Far more interesting are the other two stories.  In "France," a group of young people plan an outing with another friend named Andre, who they plan on murdering.  Ostensibly their motives are financial -- they talk about using his money to escape -- but they come from families that not only appear to be caring, but also well-to-do.  I Vinti is bookended by moralizing voice overs about this young generation vaunting the individual over all else and casting moral questions into the garbage as they model themselves after gangsters.  This all seems far too on the nose to have been Antonioni's idea, but in "France" there's something to that.  While by no means as explicitly about gangster films as Godard's Breathless, which was still ten years away, there is much that is chilling about the way Antonioni's characters are casual about what they plan to do, and it recalls the separation between what's cinema and what isn't that so fascinated Godard.  For the kids in "France," murder is a way to chase away the summer blues.  Of course, when it comes right down to pulling the trigger, that gun starts to feel a lot clumsier and more slippery than it had before, and the mouth goes dry, and all of this actual reality leads to the downfall of these vile little shits, but before we get there this story could actually just be about a pleasantly frivolous day spent in nature, a film not entirely unlike People on Sunday.  The final scene is kind of ingenious, so simple and perfect in a way that calls to mind the best of short fiction as practiced by Tobias Wolff, for instance.

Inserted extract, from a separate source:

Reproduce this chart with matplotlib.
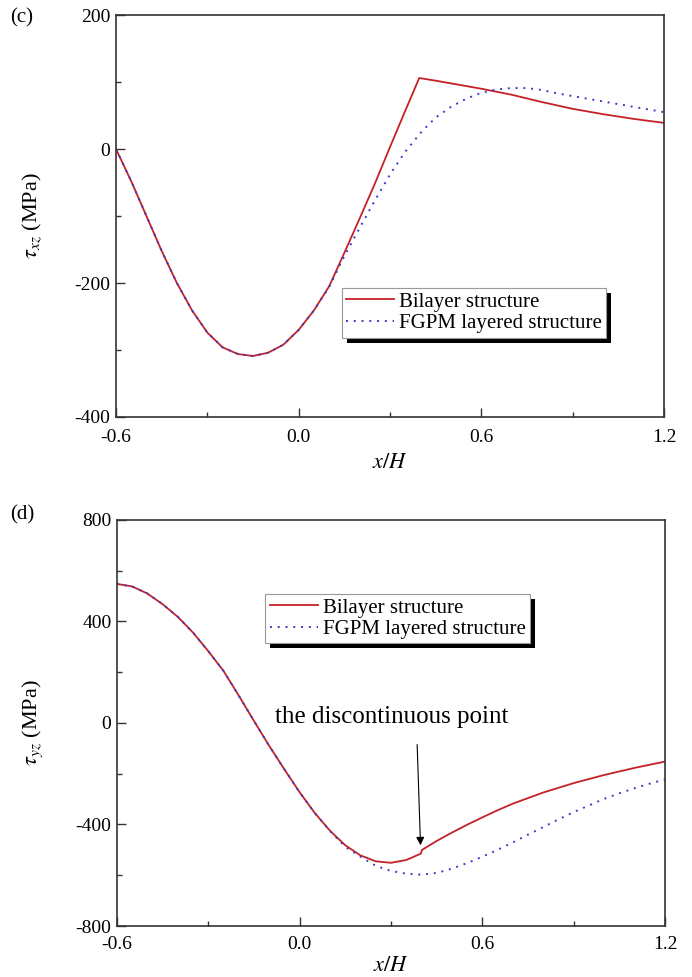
import numpy as np
import matplotlib
matplotlib.use('Agg')
import matplotlib.pyplot as plt
from matplotlib.patches import Rectangle
from matplotlib.ticker import MultipleLocator

plt.rcParams['font.family'] = ['Liberation Serif', 'DejaVu Serif']
plt.rcParams['mathtext.fontset'] = 'stix'
plt.rcParams['axes.unicode_minus'] = False
plt.rcParams['font.size'] = 13

# (c) tau_xz
xc_bi = [-0.6, -0.55, -0.5, -0.45, -0.4, -0.35, -0.3, -0.25, -0.2, -0.15, -0.1, -0.05, 0.0, 0.05,
         0.1, 0.15, 0.2, 0.25, 0.3, 0.35, 0.396, 0.45, 0.5, 0.6, 0.7, 0.8, 0.9, 1.0, 1.1, 1.2]
yc_bi = [0, -48, -100, -152, -200, -241, -274, -296, -306, -309, -304, -292, -270, -241,
         -205, -155, -104, -52, 3, 57, 106, 102, 98, 90, 81, 70, 60, 52, 45, 39]
xc_fg = [-0.6, -0.55, -0.5, -0.45, -0.4, -0.35, -0.3, -0.25, -0.2, -0.15, -0.1, -0.05, 0.0, 0.05,
         0.1, 0.15, 0.2, 0.25, 0.3, 0.35, 0.4, 0.45, 0.5, 0.55, 0.6, 0.65, 0.7, 0.75, 0.8, 0.85,
         0.9, 0.95, 1.0, 1.05, 1.1, 1.15, 1.2]
yc_fg = [0, -48, -100, -152, -200, -241, -274, -296, -306, -309, -304, -292, -270, -241,
         -206, -160, -118, -77, -38, -4, 24, 47, 63, 75, 84, 89, 91, 91, 88, 83,
         79, 75, 71, 67, 63, 59, 55]

# (d) tau_yz
xd_bi = [-0.6, -0.55, -0.5, -0.45, -0.4, -0.35, -0.3, -0.25, -0.2, -0.15, -0.1, -0.05, 0.0, 0.05,
         0.1, 0.15, 0.2, 0.25, 0.3, 0.35, 0.398, 0.402, 0.45, 0.5, 0.55, 0.6, 0.65, 0.7, 0.8,
         0.9, 1.0, 1.1, 1.2]
yd_bi = [548, 538, 510, 468, 418, 356, 283, 205, 108, 8, -90, -183, -273, -355,
         -425, -482, -522, -545, -551, -540, -515, -500, -465, -432, -401, -372, -344, -318, -274,
         -237, -205, -177, -152]
xd_fg = [-0.6, -0.55, -0.5, -0.45, -0.4, -0.35, -0.3, -0.25, -0.2, -0.15, -0.1, -0.05, 0.0, 0.05,
         0.1, 0.15, 0.2, 0.25, 0.3, 0.35, 0.4, 0.45, 0.5, 0.55, 0.6, 0.65, 0.7, 0.75, 0.8, 0.85,
         0.9, 0.95, 1.0, 1.05, 1.1, 1.15, 1.2]
yd_fg = [548, 538, 510, 468, 418, 356, 283, 205, 108, 8, -90, -183, -273, -355,
         -426, -488, -527, -563, -583, -594, -598, -591, -574, -552, -527, -500, -471, -440, -410, -380,
         -351, -325, -299, -277, -257, -239, -222]

red = '#c42127'
blue = '#3a3acc'

fig = plt.figure(figsize=(6.92, 9.77), dpi=100)
ax1 = fig.add_axes([0.1676, 0.5732, 0.792, 0.4114])
ax2 = fig.add_axes([0.169, 0.0522, 0.792, 0.4156])


def style(ax, ylo, yhi, ymaj, ymin, xpad, xlpad):
    ax.set_xlim(-0.6, 1.2)
    ax.set_ylim(ylo, yhi)
    ax.xaxis.set_major_locator(MultipleLocator(0.6))
    ax.xaxis.set_minor_locator(MultipleLocator(0.3))
    ax.yaxis.set_major_locator(MultipleLocator(ymaj))
    ax.yaxis.set_minor_locator(MultipleLocator(ymin))
    ax.xaxis.set_major_formatter(lambda v, p: '%.1f' % v)
    ax.tick_params(which='both', direction='in', top=False, right=False, width=1.0, color='#333333')
    ax.tick_params(which='major', length=6.5, labelsize=14)
    ax.tick_params(axis='x', which='major', pad=xpad)
    ax.tick_params(axis='y', which='major', pad=4)
    ax.tick_params(which='minor', length=3.5)
    for s in ax.spines.values():
        s.set_linewidth(1.2)
        s.set_color('#333333')
    ax.set_xlabel(r'$x/H$', fontsize=16, labelpad=xlpad)


def shadow_legend(ax, anchor):
    leg = ax.legend(loc='upper left', bbox_to_anchor=anchor, fancybox=False, framealpha=1,
                    edgecolor='#999999', fontsize=15, handlelength=2.3, handletextpad=0.25,
                    borderpad=0.2, labelspacing=0.1, borderaxespad=0)
    leg.get_frame().set_linewidth(0.8)
    fig.canvas.draw()
    bb = leg.get_window_extent().transformed(fig.transFigure.inverted())
    dx, dy = 5 / 692, 5 / 977
    ax.add_patch(Rectangle((bb.x0 + dx, bb.y0 - dy), bb.width, bb.height, transform=fig.transFigure,
                           facecolor='black', edgecolor='none', zorder=4.9, clip_on=False))
    return leg


style(ax1, -400, 200, 200, 100, 8.5, 6)
ax1.plot(xc_bi, yc_bi, color=red, lw=1.3, label='Bilayer structure')
ax1.plot(xc_fg, yc_fg, color=blue, lw=1.4, ls=(0, (1, 3)), label='FGPM layered structure')
ax1.set_ylabel(r'$\tau_{xz}$ (MPa)', fontsize=16, labelpad=22)
shadow_legend(ax1, (0.412, 0.321))

style(ax2, -800, 800, 400, 200, 7, 3)
ax2.plot(xd_bi, yd_bi, color=red, lw=1.3, label='Bilayer structure')
ax2.plot(xd_fg, yd_fg, color=blue, lw=1.4, ls=(0, (1, 3)), label='FGPM layered structure')
ax2.set_ylabel(r'$\tau_{yz}$ (MPa)', fontsize=16, labelpad=22)
ax2.text(0.303, 24, 'the discontinuous point', ha='center', va='center', fontsize=18)
ax2.annotate('', xy=(0.397, -482), xytext=(0.386, -85),
             arrowprops=dict(arrowstyle='-|>', color='black', lw=0.8, mutation_scale=12,
                             shrinkA=0, shrinkB=0))
shadow_legend(ax2, (0.271, 0.818))

fig.text(0.014, 0.992, '(c)', ha='left', va='top', fontsize=15)
fig.text(0.014, 0.483, '(d)', ha='left', va='top', fontsize=15)

fig.savefig('out.png', dpi=100)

The last of the three films is "London," and like "France" it tells the story of a man who decides to commit murder with a terrible ease.  The murder has in fact already occurred when the young man named Aubrey (Peter Reynolds) approaches a newspaper reporter named Ken Wharton (Patrick Barr) and tells him that he's just found a dead body in the park, and for a fee he, Aubrey, will write about his experience for Wharton's paper.  Wharton agrees, and Aubrey, not at all disturbed by what has happened, keeps looking for more angles to get some work, or any case some money, out of this, until to no one's surprise he confesses that he murdered the woman, a prostitute, and isn't his confession worth maybe a couple of bucks?  The confession is genuine, and Aubrey is of course arrested.  The key to how Antonioni approaches this kind of material, which deals with the question of why a man would commit a murder for apparently no real reason, is that he doesn't try to answer anything.  The power, and the terror, of "London" is watching Aubrey as he tries to use a corpse as his means to get ahead in the world, but only as an afterthought -- that's not why he killed her.  Antonioni doesn't even make Wharton desperate to figure this guy out.  He just becomes depressed.  What's left to do besides that?